* **STORED DATA**:

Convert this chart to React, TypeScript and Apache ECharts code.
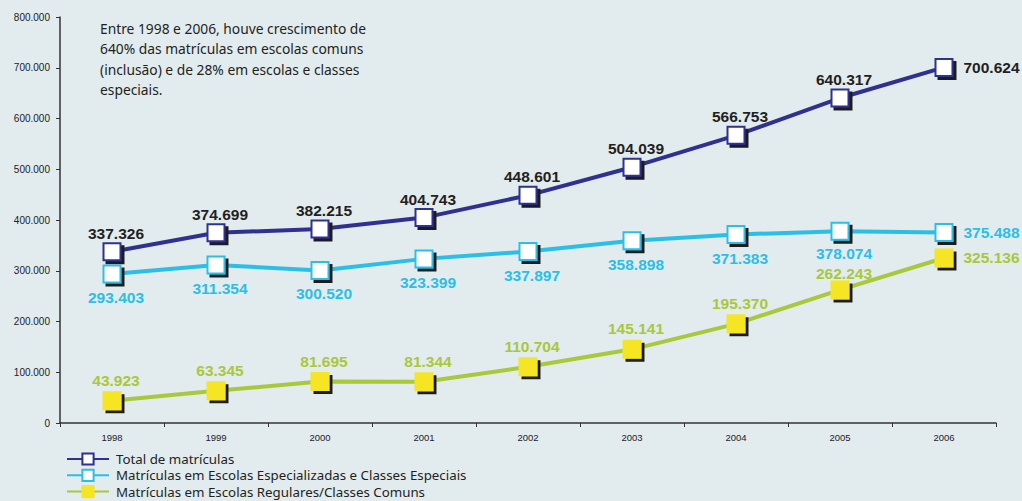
import React, { useEffect, useRef } from "react";
import * as echarts from "echarts";

const years = ["1998", "1999", "2000", "2001", "2002", "2003", "2004", "2005", "2006"];
const total = [337326, 374699, 382215, 404743, 448601, 504039, 566753, 640317, 700624];
const especiais = [293403, 311354, 300520, 323399, 337897, 358898, 371383, 378074, 375488];
const comuns = [43923, 63345, 81695, 81344, 110704, 145141, 195370, 262243, 325136];
const seriesNames = [
  "Total de matrículas",
  "Matrículas em Escolas Especializadas e Classes Especiais",
  "Matrículas em Escolas Regulares/Classes Comuns",
];
const note =
  "Entre 1998 e 2006, houve crescimento de\n640% das matrículas em escolas comuns\n(inclusão) e de 28% em escolas e classes\nespeciais.";

const fmt = (v: number) => String(v).replace(/\B(?=(\d{3})+(?!\d))/g, ".");

export default function App() {
  const ref = useRef<HTMLDivElement>(null);
  useEffect(() => {
    if (!ref.current) return;
    const chart = echarts.init(ref.current, null, { renderer: "svg" });
    const shadow = {
      shadowColor: "#1b1b1b",
      shadowOffsetX: 3,
      shadowOffsetY: 3,
      shadowBlur: 0,
    };
    const labelFont = {
      fontFamily: "Liberation Sans, Arial, sans-serif",
      fontWeight: "bold" as const,
      fontSize: 15.5,
    };
    const mkData = (vals: number[], pos: string, dist: number[]) =>
      vals.map((v, i) => {
        const last = i === vals.length - 1;
        return {
          value: v,
          label: {
            position: last ? "right" : pos,
            distance: last ? 10 : dist[i],
            offset: last ? [0, 0] : [4, 0],
          },
        };
      });
    const mkSeries = (
      name: string,
      vals: number[],
      lineColor: string,
      fill: string,
      border: string,
      textColor: string,
      pos: string,
      dist: number[]
    ) => ({
      name,
      type: "line",
      data: mkData(vals, pos, dist),
      symbol: "rect",
      symbolSize: 17,
      lineStyle: { color: lineColor, width: 4 },
      itemStyle: { color: fill, borderColor: border, borderWidth: 2, ...shadow },
      label: {
        show: true,
        color: textColor,
        ...labelFont,
        formatter: (p: any) => fmt(p.value),
      },
    });
    chart.setOption({
      animation: false,
      backgroundColor: "#e2ebee",
      grid: { left: 60, right: 26, top: 17, bottom: 78 },
      xAxis: {
        type: "category",
        data: years,
        boundaryGap: true,
        axisLine: { lineStyle: { color: "#333", width: 1.5 } },
        axisTick: { show: true, inside: false, length: 4, lineStyle: { color: "#333" } },
        axisLabel: {
          color: "#222",
          fontSize: 9.5,
          fontFamily: "Liberation Sans, Arial, sans-serif",
          margin: 9,
        },
      },
      yAxis: {
        type: "value",
        min: 0,
        max: 800000,
        interval: 100000,
        splitLine: { show: false },
        axisLine: { show: true, lineStyle: { color: "#333", width: 1.5 } },
        axisTick: { show: true, length: 4, lineStyle: { color: "#333" } },
        axisLabel: {
          color: "#222",
          fontSize: 10,
          fontFamily: "Liberation Sans, Arial, sans-serif",
          margin: 10,
          formatter: (v: number) => fmt(v),
        },
      },
      legend: {
        orient: "vertical",
        left: 66,
        top: 452,
        padding: 0,
        itemGap: 2.3,
        itemWidth: 42,
        itemHeight: 14,
        data: seriesNames,
        textStyle: {
          color: "#231f20",
          fontSize: 13.3,
          lineHeight: 14,
          fontFamily: "Noto Sans, Open Sans, sans-serif",
          padding: [0, 0, 0, 2],
        },
        itemStyle: { shadowBlur: 0, shadowOffsetX: 0, shadowOffsetY: 0, shadowColor: "transparent" },
      },
      graphic: [
        {
          type: "text",
          left: 100,
          top: 18,
          style: {
            text: note,
            fontSize: 13.8,
            lineHeight: 20.5,
            fill: "#231f20",
            fontFamily: "Noto Sans, Open Sans, sans-serif",
          },
        },
      ],
      series: [
        mkSeries(seriesNames[0], total, "#2e3192", "#ffffff", "#2e3192", "#231f20", "top", [1, 1, 1, 1, 1, 1, 1, 1, 1]),
        mkSeries(seriesNames[1], especiais, "#2bbfe8", "#ffffff", "#2bbfe8", "#2bbfe8", "bottom", [6, 6, 6, 6, 6, 6, 6, 5, 6]),
        mkSeries(seriesNames[2], comuns, "#a9c83a", "#f6e522", "#f6e522", "#a9c83a", "top", [3, 3, 3, 3, 3, 3, 3, -1, 3]),
      ],
    });
    return () => chart.dispose();
  }, []);
  return (
    <div
      ref={ref}
      style={{ position: "fixed", left: 0, top: 0, width: 1022, height: 501 }}
    />
  );
}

* **SHORT EXERCISE**:
Set the data above down again exactly as given, with no pictures.

* **FULL SOLUTION**:
Convert this chart to React, TypeScript and Apache ECharts code.
import React, { useEffect, useRef } from "react";
import * as echarts from "echarts";

const years = ["1998", "1999", "2000", "2001", "2002", "2003", "2004", "2005", "2006"];
const total = [337326, 374699, 382215, 404743, 448601, 504039, 566753, 640317, 700624];
const especiais = [293403, 311354, 300520, 323399, 337897, 358898, 371383, 378074, 375488];
const comuns = [43923, 63345, 81695, 81344, 110704, 145141, 195370, 262243, 325136];
const seriesNames = [
  "Total de matrículas",
  "Matrículas em Escolas Especializadas e Classes Especiais",
  "Matrículas em Escolas Regulares/Classes Comuns",
];
const note =
  "Entre 1998 e 2006, houve crescimento de\n640% das matrículas em escolas comuns\n(inclusão) e de 28% em escolas e classes\nespeciais.";

const fmt = (v: number) => String(v).replace(/\B(?=(\d{3})+(?!\d))/g, ".");

export default function App() {
  const ref = useRef<HTMLDivElement>(null);
  useEffect(() => {
    if (!ref.current) return;
    const chart = echarts.init(ref.current, null, { renderer: "svg" });
    const shadow = {
      shadowColor: "#1b1b1b",
      shadowOffsetX: 3,
      shadowOffsetY: 3,
      shadowBlur: 0,
    };
    const labelFont = {
      fontFamily: "Liberation Sans, Arial, sans-serif",
      fontWeight: "bold" as const,
      fontSize: 15.5,
    };
    const mkData = (vals: number[], pos: string, dist: number[]) =>
      vals.map((v, i) => {
        const last = i === vals.length - 1;
        return {
          value: v,
          label: {
            position: last ? "right" : pos,
            distance: last ? 10 : dist[i],
            offset: last ? [0, 0] : [4, 0],
          },
        };
      });
    const mkSeries = (
      name: string,
      vals: number[],
      lineColor: string,
      fill: string,
      border: string,
      textColor: string,
      pos: string,
      dist: number[]
    ) => ({
      name,
      type: "line",
      data: mkData(vals, pos, dist),
      symbol: "rect",
      symbolSize: 17,
      lineStyle: { color: lineColor, width: 4 },
      itemStyle: { color: fill, borderColor: border, borderWidth: 2, ...shadow },
      label: {
        show: true,
        color: textColor,
        ...labelFont,
        formatter: (p: any) => fmt(p.value),
      },
    });
    chart.setOption({
      animation: false,
      backgroundColor: "#e2ebee",
      grid: { left: 60, right: 26, top: 17, bottom: 78 },
      xAxis: {
        type: "category",
        data: years,
        boundaryGap: true,
        axisLine: { lineStyle: { color: "#333", width: 1.5 } },
        axisTick: { show: true, inside: false, length: 4, lineStyle: { color: "#333" } },
        axisLabel: {
          color: "#222",
          fontSize: 9.5,
          fontFamily: "Liberation Sans, Arial, sans-serif",
          margin: 9,
        },
      },
      yAxis: {
        type: "value",
        min: 0,
        max: 800000,
        interval: 100000,
        splitLine: { show: false },
        axisLine: { show: true, lineStyle: { color: "#333", width: 1.5 } },
        axisTick: { show: true, length: 4, lineStyle: { color: "#333" } },
        axisLabel: {
          color: "#222",
          fontSize: 10,
          fontFamily: "Liberation Sans, Arial, sans-serif",
          margin: 10,
          formatter: (v: number) => fmt(v),
        },
      },
      legend: {
        orient: "vertical",
        left: 66,
        top: 452,
        padding: 0,
        itemGap: 2.3,
        itemWidth: 42,
        itemHeight: 14,
        data: seriesNames,
        textStyle: {
          color: "#231f20",
          fontSize: 13.3,
          lineHeight: 14,
          fontFamily: "Noto Sans, Open Sans, sans-serif",
          padding: [0, 0, 0, 2],
        },
        itemStyle: { shadowBlur: 0, shadowOffsetX: 0, shadowOffsetY: 0, shadowColor: "transparent" },
      },
      graphic: [
        {
          type: "text",
          left: 100,
          top: 18,
          style: {
            text: note,
            fontSize: 13.8,
            lineHeight: 20.5,
            fill: "#231f20",
            fontFamily: "Noto Sans, Open Sans, sans-serif",
          },
        },
      ],
      series: [
        mkSeries(seriesNames[0], total, "#2e3192", "#ffffff", "#2e3192", "#231f20", "top", [1, 1, 1, 1, 1, 1, 1, 1, 1]),
        mkSeries(seriesNames[1], especiais, "#2bbfe8", "#ffffff", "#2bbfe8", "#2bbfe8", "bottom", [6, 6, 6, 6, 6, 6, 6, 5, 6]),
        mkSeries(seriesNames[2], comuns, "#a9c83a", "#f6e522", "#f6e522", "#a9c83a", "top", [3, 3, 3, 3, 3, 3, 3, -1, 3]),
      ],
    });
    return () => chart.dispose();
  }, []);
  return (
    <div
      ref={ref}
      style={{ position: "fixed", left: 0, top: 0, width: 1022, height: 501 }}
    />
  );
}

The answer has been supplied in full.